Eine simple, aber sinnfällige Transformation markiert den Scheitelpunkt von „F++++R Live“, dem Performance-Konzert, das das Berliner Kollektiv :objective:spectacle: eigens für die Fatzer Tage konzipiert hat. Die Deserteure sind eine zweiköpfige Band. Irgendwann verlässt Paul Matzke, der Fatzer-Frontmann, einfach die Bühne. Männer wie er gehen ihre eigenen Wege. Aber das ist nur ein Aspekt der Situation. :objective:spectacle: greift in diesem Moment Fatzers Rundgang durch Mülheim auf und ersetzt ihn durch einen kleinen, spiegelverkehrt projizierten Videofilm. Statt der Stadt sehen wir ein Warenhaus, einen Discount-Tempel. Hier werden die heutigen Schlachten geschlagen. Nicht mehr der Krieg frisst die Menschen auf, sondern der Konsum.

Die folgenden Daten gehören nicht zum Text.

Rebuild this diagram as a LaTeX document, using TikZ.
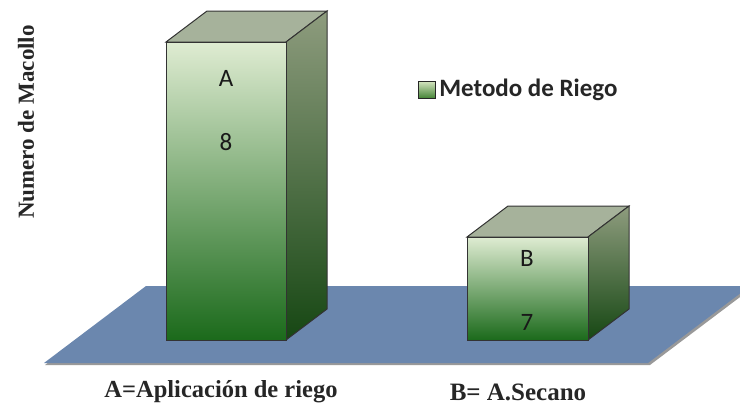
\documentclass[tikz,border=0pt]{standalone}
\usepackage{fontspec}
\setmainfont{Liberation Serif}
\newfontfamily\calib{Carlito}
\definecolor{sol}{HTML}{6B87AE}
\definecolor{faceHaut}{HTML}{DFECD2}
\definecolor{faceMil}{HTML}{9CBA6B}
\definecolor{faceBas}{HTML}{1B6A1B}
\definecolor{coteHaut}{HTML}{8E9C7E}
\definecolor{coteBas}{HTML}{164713}
\definecolor{dessus}{HTML}{A6B29B}
\newcommand{\prx}{41}
\newcommand{\pry}{31}
% barre 3D : x gauche, x droite, y haut, y bas
\newcommand{\barre}[4]{
        \fill[dessus,draw=black!80,line width=1pt] (#1,#3) -- ++(\prx,-\pry) -- ++(#2-#1,0) -- (#2,#3) -- cycle;
        \shade[top color=coteHaut,bottom color=coteBas,draw=black!80,line width=1pt] (#2,#3) -- ++(\prx,-\pry) -- ++(0,#4-#3) -- (#2,#4) -- cycle;
        \shade[top color=faceHaut,middle color=faceMil,bottom color=faceBas,draw=black!80,line width=1pt] (#1,#3) rectangle (#2,#4);
}
\tikzset{
        valeur/.style={font=\calib\fontsize{25}{28}\selectfont,text=black!90},
        etiq/.style={font=\bfseries\fontsize{25}{28}\selectfont,text=black!85}
}

\begin{document}
\begin{tikzpicture}[x=1pt,y=-1pt]
        \useasboundingbox (0,0) rectangle (740,408);
        % sol
        \fill[black!40] (45,365) -- (147,288) -- (752,288) -- (650,365) -- cycle;
        \fill[sol] (44,363) -- (146,286) -- (750,286) -- (648,363) -- cycle;
        % barres
        \barre{166}{286}{42}{340}
        \barre{467}{588}{237}{340}
        \node[valeur] (lettreA) at (226,78) {A};
        \node[valeur] (valA) at (226,142) {8};
        \node[valeur] (lettreB) at (527,258) {B};
        \node[valeur] (valB) at (527,322) {7};
        % legende
        \node[draw=black!85,line width=1.2pt,top color=faceHaut!80!faceMil,bottom color=faceBas!70!faceMil,minimum size=17pt,inner sep=0pt] (carre) at (427,90) {};
        \node[font=\calib\bfseries\fontsize{25}{28}\selectfont,text=black!85,anchor=west,inner sep=3pt] (leg) at (carre.east) {Metodo de Riego};
        % axes
        \node[etiq,rotate=90,font=\bfseries\fontsize{23}{26}\selectfont] (axey) at (26,122) {Numero de Macollo};
        \node[etiq,font=\bfseries\fontsize{24.5}{27}\selectfont] (nomA) at (221,392) {A=Aplicación de riego};
        \node[etiq] (nomB) at (518,392) {B= A.Secano};
\end{tikzpicture}
\end{document}
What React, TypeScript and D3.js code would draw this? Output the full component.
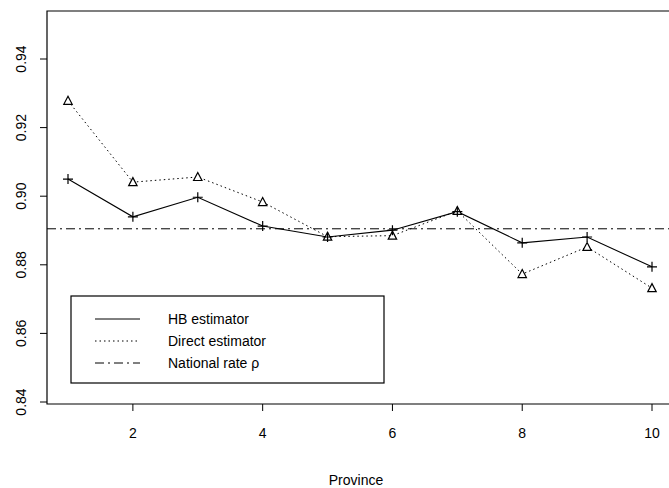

Wie Chiten arbeitet auch :objective:spectacle: mit Wiederholungen. Die Worte kehren genauso beharrlich zurück wie die Akkorde dieser bis ins Äußerste stilisierten Inszenierung eines von Brecht inspirierten NDW-Konzerts. Das Fragment als Endlosschleife, die schließlich in einem bizarren Mantra endet: "Explosion im Festspielhaus". Wieder und wieder singen Paul Matzke und Christoph Wirth diese drei Worte, während ein Arbeiter die Scheinwerfer abbaut. Auch das kann "Fatzer" sein: ein Akt der Zersetzung, eine Poesie des Stillstands, die den Keim revolutionärer Aktionen sät.

 

Fünfte Mülheimer Fatzer Tage

www.ringlokschuppen.de

Fatzer
von Bertolt Brecht
Regie und Musik: Alexandra Holtsch; Bühnenbild und Kostüme: Gregor Wickert; Video: Sonja Bender; Dramaturgie: Nicola Käppeler:
Mit: Christian Higer, Roman Konieczny, Klaus Meininger, Robert Prinzler, Nina Schopka:
Dauer: 1 Stunde 40 Minuten, eine Pause

www.staatstheater.saarland

Fatzer
von Bertolt Brecht, ins Japanische übersetzt von Masayuki Tsuzaki
Regie: Motoi Miura; Musik: kukangendai; Bühne: Itaru Sugiyama; Lichtgestaltung: Yasuhiro Fujiwara; Licht: Megumi Yamashita; Ton: Toshihiro Dooka; Kostüm: Kyoko Domoto; Produktion: Yuna Tajima:
Mit: Satoko Abe, Dai Ishida, Yohei Kobayashi, Saki Kohno, Shie Kubota, Koji Ogawara:
Dauer: 1 Stunde 10 Minuten, keine Pause

chiten.org/en

F++++R Live (UA)
von :objective:spectacle:
Konzept: Paul Matzke, Christoph Wirth; Regie: Christoph Wirth; Visuals, Raum, Bühne: Clementine Pohl: Mit: Paul Matke (Gitarre Gesang), Christoph Wirth (Snaredrum, Synth), Florian Mattil (Elektrobaum, Soundflächen)
Dauer: 1 Stunde 50 Minuten, keine Pause

objective-spectacle.net

 

 

Kritikenrundschau

"'Fatzer', flott versampelt und versimpelt", fasst Andreas Rossmann in der Frankfurter Allgemeinen Zeitung das Gastspiel aus Saarbrücken zusammen, das den Text konventionalisiere. Das Gastspiel aus Japan hingehen sei "nicht Deklamation, sondern Demonstration; nicht Allotria, sondern Analyse". Die Fragmentierung werde zur Spielweise und Ausdrucksform: "furios und furchteinflößend. Verfremdung der Verfremdung. Standbilder, die zusammensacken und wieder aufstehen, den Protagonisten viele Bühnentode sterben lassen und den Text quicklebendig machen". Kurz: "'Fatzer' als Experiment und als Energiequelle".